**Task to complete**
Write out the listing, please, but only from its first line through the line containing "(0,0) rectangle (865,879);", exactly as given and without pictures.

>> Start Given information

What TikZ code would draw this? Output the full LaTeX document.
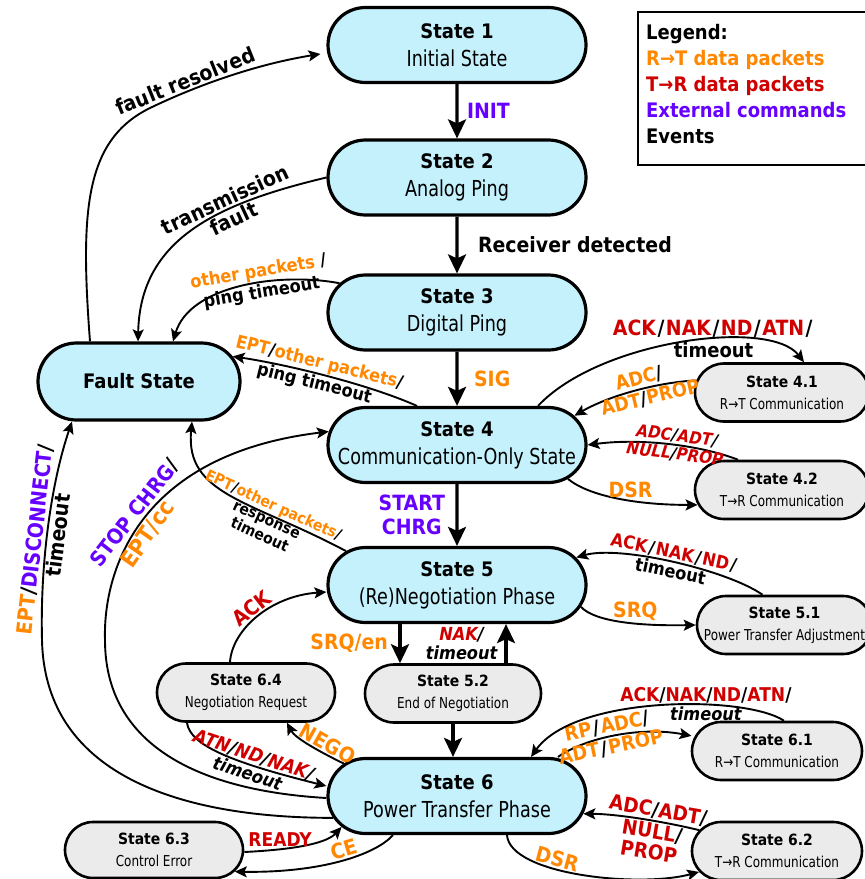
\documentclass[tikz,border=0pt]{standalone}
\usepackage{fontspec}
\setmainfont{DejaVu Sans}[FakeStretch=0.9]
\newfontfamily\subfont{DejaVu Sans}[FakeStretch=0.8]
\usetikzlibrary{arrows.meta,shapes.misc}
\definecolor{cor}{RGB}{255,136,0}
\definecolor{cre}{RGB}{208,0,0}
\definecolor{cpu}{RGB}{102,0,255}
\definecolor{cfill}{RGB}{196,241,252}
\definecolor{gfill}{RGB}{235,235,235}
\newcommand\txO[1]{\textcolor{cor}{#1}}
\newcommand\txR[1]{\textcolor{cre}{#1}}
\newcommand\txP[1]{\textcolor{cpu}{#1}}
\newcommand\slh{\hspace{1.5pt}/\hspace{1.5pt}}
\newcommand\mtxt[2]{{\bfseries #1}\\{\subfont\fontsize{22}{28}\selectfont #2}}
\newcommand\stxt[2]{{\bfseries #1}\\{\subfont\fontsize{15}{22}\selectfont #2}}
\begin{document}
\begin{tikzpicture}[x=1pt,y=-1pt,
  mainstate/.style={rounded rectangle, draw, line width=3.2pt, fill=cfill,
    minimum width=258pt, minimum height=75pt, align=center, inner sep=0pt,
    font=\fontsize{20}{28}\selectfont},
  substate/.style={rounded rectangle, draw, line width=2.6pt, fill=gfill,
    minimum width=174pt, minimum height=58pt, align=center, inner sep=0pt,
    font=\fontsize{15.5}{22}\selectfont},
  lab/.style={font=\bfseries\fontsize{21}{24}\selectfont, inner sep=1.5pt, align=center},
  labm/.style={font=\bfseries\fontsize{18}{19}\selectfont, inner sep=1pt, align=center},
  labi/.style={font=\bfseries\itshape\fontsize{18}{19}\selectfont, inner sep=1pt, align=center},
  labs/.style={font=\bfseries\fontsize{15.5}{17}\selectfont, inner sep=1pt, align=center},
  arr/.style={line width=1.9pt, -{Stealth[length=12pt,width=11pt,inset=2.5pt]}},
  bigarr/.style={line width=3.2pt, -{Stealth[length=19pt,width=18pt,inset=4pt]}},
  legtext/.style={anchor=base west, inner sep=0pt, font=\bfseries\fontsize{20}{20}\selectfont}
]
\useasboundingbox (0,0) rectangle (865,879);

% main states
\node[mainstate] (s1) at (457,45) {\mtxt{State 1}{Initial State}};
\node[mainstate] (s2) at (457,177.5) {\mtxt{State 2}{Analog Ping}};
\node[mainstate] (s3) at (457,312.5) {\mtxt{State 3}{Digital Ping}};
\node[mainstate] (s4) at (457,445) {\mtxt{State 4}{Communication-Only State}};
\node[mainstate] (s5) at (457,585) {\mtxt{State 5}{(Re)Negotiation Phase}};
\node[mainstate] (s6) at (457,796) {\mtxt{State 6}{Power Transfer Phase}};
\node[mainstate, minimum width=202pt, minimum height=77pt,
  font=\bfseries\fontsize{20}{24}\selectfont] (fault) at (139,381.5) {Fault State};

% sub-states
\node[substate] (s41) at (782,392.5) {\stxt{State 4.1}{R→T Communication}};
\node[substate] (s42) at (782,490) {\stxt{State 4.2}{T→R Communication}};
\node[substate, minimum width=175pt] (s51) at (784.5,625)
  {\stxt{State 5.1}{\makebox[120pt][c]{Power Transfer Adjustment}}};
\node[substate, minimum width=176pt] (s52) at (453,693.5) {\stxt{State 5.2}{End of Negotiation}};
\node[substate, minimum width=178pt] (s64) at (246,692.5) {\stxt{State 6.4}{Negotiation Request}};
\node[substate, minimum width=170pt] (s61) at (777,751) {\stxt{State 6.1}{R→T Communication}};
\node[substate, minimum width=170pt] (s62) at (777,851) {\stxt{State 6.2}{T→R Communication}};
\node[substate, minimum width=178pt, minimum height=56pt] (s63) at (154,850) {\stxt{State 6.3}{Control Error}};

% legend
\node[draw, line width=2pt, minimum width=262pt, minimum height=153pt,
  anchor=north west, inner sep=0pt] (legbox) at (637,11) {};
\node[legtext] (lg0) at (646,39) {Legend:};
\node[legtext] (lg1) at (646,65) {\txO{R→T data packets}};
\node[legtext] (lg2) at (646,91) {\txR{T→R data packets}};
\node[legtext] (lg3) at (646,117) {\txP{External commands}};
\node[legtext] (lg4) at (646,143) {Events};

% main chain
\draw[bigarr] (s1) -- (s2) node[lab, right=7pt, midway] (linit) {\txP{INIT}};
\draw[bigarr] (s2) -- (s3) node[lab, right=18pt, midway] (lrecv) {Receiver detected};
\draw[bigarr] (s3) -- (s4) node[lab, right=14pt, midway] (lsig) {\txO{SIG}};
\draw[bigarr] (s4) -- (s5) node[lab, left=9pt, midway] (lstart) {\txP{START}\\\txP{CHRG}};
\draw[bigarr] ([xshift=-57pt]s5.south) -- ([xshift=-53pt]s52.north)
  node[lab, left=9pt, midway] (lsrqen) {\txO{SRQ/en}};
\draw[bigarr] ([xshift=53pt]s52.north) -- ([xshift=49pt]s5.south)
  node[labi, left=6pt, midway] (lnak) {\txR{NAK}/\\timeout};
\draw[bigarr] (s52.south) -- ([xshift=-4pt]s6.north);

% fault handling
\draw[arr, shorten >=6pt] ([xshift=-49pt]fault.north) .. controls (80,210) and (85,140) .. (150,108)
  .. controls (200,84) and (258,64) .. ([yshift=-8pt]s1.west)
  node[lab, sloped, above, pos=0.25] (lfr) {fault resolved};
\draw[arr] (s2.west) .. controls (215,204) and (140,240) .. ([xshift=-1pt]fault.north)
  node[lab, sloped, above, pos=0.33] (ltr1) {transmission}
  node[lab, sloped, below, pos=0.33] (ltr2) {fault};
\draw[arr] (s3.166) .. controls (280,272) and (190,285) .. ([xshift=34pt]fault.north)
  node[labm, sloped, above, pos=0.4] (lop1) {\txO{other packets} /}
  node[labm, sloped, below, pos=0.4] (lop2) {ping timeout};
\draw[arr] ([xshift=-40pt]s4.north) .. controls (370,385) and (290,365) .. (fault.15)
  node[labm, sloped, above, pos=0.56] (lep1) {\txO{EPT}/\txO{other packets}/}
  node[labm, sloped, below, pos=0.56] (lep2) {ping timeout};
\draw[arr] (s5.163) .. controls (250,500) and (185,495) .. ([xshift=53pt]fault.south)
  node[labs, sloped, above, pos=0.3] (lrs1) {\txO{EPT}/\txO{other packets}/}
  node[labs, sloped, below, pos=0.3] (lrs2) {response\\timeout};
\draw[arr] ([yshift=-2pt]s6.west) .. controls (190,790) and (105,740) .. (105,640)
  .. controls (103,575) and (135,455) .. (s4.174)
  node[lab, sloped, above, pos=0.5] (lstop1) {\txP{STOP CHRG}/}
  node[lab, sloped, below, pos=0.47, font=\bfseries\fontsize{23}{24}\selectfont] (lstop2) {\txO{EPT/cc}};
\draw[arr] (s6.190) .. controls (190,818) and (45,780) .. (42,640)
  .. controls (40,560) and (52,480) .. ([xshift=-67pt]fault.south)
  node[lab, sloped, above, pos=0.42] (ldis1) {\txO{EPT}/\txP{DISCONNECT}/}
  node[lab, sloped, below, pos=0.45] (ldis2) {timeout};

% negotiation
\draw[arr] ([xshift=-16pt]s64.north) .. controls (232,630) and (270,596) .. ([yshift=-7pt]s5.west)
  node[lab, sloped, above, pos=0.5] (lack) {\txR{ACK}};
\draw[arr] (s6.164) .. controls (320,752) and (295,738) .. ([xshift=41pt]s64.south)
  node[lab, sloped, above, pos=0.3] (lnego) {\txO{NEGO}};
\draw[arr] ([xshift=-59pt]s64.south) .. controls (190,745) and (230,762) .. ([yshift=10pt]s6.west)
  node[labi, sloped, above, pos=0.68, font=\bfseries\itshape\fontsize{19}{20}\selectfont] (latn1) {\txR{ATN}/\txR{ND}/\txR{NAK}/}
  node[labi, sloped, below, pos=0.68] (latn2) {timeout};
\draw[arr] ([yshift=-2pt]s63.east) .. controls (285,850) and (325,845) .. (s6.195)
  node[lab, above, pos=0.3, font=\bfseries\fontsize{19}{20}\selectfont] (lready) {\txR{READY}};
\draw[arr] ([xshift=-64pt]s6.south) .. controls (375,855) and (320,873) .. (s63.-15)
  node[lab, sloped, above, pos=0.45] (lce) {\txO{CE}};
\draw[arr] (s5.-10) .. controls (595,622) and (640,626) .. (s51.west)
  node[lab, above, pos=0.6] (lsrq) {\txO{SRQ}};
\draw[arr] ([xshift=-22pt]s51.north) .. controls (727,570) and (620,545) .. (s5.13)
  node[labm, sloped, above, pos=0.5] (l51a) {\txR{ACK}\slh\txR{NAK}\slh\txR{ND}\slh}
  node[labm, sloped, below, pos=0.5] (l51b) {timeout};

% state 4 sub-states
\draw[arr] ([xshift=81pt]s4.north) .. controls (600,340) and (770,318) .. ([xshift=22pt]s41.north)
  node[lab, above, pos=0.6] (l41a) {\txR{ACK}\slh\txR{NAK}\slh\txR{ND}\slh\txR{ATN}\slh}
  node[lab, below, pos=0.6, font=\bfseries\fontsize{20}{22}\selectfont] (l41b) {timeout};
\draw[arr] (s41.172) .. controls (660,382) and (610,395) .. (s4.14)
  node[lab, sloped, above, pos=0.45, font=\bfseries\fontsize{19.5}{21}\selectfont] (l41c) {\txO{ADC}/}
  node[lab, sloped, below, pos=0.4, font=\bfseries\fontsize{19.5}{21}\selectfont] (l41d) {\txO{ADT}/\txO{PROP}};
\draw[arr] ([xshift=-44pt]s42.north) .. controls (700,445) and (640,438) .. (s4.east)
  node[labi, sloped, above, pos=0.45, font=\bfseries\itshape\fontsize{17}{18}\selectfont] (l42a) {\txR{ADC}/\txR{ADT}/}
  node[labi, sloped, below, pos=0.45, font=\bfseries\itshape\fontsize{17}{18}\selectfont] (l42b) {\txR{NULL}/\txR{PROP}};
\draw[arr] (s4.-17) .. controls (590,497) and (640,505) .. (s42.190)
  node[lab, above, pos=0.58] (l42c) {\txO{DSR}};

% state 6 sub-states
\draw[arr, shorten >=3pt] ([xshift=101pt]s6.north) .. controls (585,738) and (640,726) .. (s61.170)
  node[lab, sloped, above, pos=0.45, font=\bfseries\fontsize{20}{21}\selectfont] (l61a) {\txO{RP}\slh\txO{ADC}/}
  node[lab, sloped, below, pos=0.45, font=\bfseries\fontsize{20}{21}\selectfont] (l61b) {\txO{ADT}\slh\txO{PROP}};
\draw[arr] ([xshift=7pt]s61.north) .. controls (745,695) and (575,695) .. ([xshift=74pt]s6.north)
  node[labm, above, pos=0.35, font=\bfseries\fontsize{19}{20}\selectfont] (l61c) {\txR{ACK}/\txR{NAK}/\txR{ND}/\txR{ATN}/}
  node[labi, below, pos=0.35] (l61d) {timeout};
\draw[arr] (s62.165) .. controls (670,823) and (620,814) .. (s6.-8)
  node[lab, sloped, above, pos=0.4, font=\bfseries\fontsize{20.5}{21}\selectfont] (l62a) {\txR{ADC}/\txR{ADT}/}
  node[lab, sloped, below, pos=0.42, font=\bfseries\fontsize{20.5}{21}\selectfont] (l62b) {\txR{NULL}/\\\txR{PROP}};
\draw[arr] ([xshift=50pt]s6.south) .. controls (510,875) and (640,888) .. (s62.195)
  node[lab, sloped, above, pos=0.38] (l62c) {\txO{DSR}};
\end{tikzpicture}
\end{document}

>> End Given information

**Solution for this problem**
What TikZ code would draw this? Output the full LaTeX document.
\documentclass[tikz,border=0pt]{standalone}
\usepackage{fontspec}
\setmainfont{DejaVu Sans}[FakeStretch=0.9]
\newfontfamily\subfont{DejaVu Sans}[FakeStretch=0.8]
\usetikzlibrary{arrows.meta,shapes.misc}
\definecolor{cor}{RGB}{255,136,0}
\definecolor{cre}{RGB}{208,0,0}
\definecolor{cpu}{RGB}{102,0,255}
\definecolor{cfill}{RGB}{196,241,252}
\definecolor{gfill}{RGB}{235,235,235}
\newcommand\txO[1]{\textcolor{cor}{#1}}
\newcommand\txR[1]{\textcolor{cre}{#1}}
\newcommand\txP[1]{\textcolor{cpu}{#1}}
\newcommand\slh{\hspace{1.5pt}/\hspace{1.5pt}}
\newcommand\mtxt[2]{{\bfseries #1}\\{\subfont\fontsize{22}{28}\selectfont #2}}
\newcommand\stxt[2]{{\bfseries #1}\\{\subfont\fontsize{15}{22}\selectfont #2}}
\begin{document}
\begin{tikzpicture}[x=1pt,y=-1pt,
  mainstate/.style={rounded rectangle, draw, line width=3.2pt, fill=cfill,
    minimum width=258pt, minimum height=75pt, align=center, inner sep=0pt,
    font=\fontsize{20}{28}\selectfont},
  substate/.style={rounded rectangle, draw, line width=2.6pt, fill=gfill,
    minimum width=174pt, minimum height=58pt, align=center, inner sep=0pt,
    font=\fontsize{15.5}{22}\selectfont},
  lab/.style={font=\bfseries\fontsize{21}{24}\selectfont, inner sep=1.5pt, align=center},
  labm/.style={font=\bfseries\fontsize{18}{19}\selectfont, inner sep=1pt, align=center},
  labi/.style={font=\bfseries\itshape\fontsize{18}{19}\selectfont, inner sep=1pt, align=center},
  labs/.style={font=\bfseries\fontsize{15.5}{17}\selectfont, inner sep=1pt, align=center},
  arr/.style={line width=1.9pt, -{Stealth[length=12pt,width=11pt,inset=2.5pt]}},
  bigarr/.style={line width=3.2pt, -{Stealth[length=19pt,width=18pt,inset=4pt]}},
  legtext/.style={anchor=base west, inner sep=0pt, font=\bfseries\fontsize{20}{20}\selectfont}
]
\useasboundingbox (0,0) rectangle (865,879);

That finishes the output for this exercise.